I am new on this board, just joined the site the other day infact.
I have several things going on physically (job injury). One of them we do know for sure is an xray showed cervical degenerative arthritis and disc disease c6/c7. thats how the report worded it. It has been over two months now and i am still in extreme pain at times, other times, i am still in pain. It just depends what i am doing as to what part hurts. Example.
If i sit a certain way a different part of my neck hurts, almost all the time my head hurts. coming up the back an mostly on the right side. my right should hurts, arm, forearm , my wrist is sore and it sounds odd but my thumb, pointer finger, middle finger, part of my ring finger and my pinky,. the fingers feel weird. the thumb aches though.
I have been having issues different parts of my back. again it depends on what i am doing , standing, walking or sitting. My back is always hurting in some area. I am no wuss when it comes to pain. many surgeries etc thru my life. But dang it! it hurts. My left knee is wacho, it hurts sometimes, inside, but also on the back of the tigh, and back of the upper calf. I feel like i am falling apart. When i get in to much pain i start sweating...sweating!! I have had a hysterectomy and have used hormone patches for yrs so it isnt that. anytime i use my right arm, which it already feels so weak, it hurts , not so much when i do stuff but after, it just aches. inbetween my shoulder blades and sometimes the right side of my chest. oh jeeze i am falling apart ugh. I have read some on here and i know you all can understand where i am coming from. My dr wants to get me in with a pain dr, but my employer is saying no, they are saying they want me back to work, even if it is modified duty. How am i supposed to do anything when i cant sit, or stand for very long.
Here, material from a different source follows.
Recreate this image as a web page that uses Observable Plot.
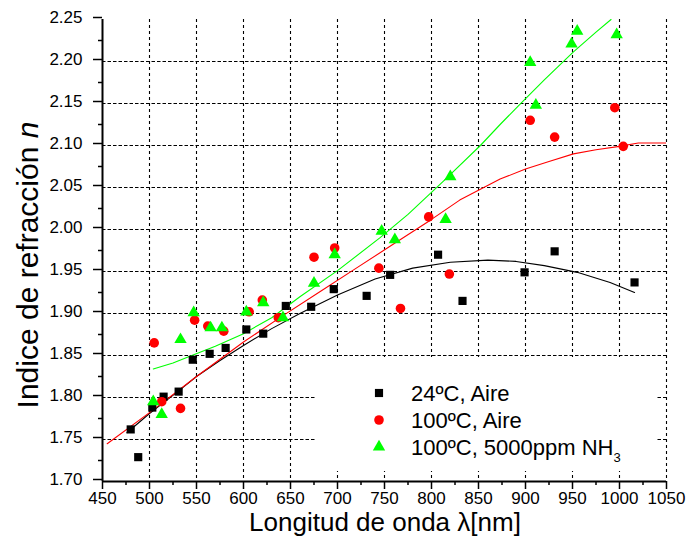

I am so tired, physically drained. emotionally it is starting to takes its towl on me. I have to rely on family to help me out with things i should be able to. does anyone have any advice? do any of these symptoms sound familiaar or am i just nuts? what can i do? thanks for listening to me whine. i try not to talk about it to my family, i would think it gets old to them. would be nice to have different response when hubby asks me how i am feeling daily.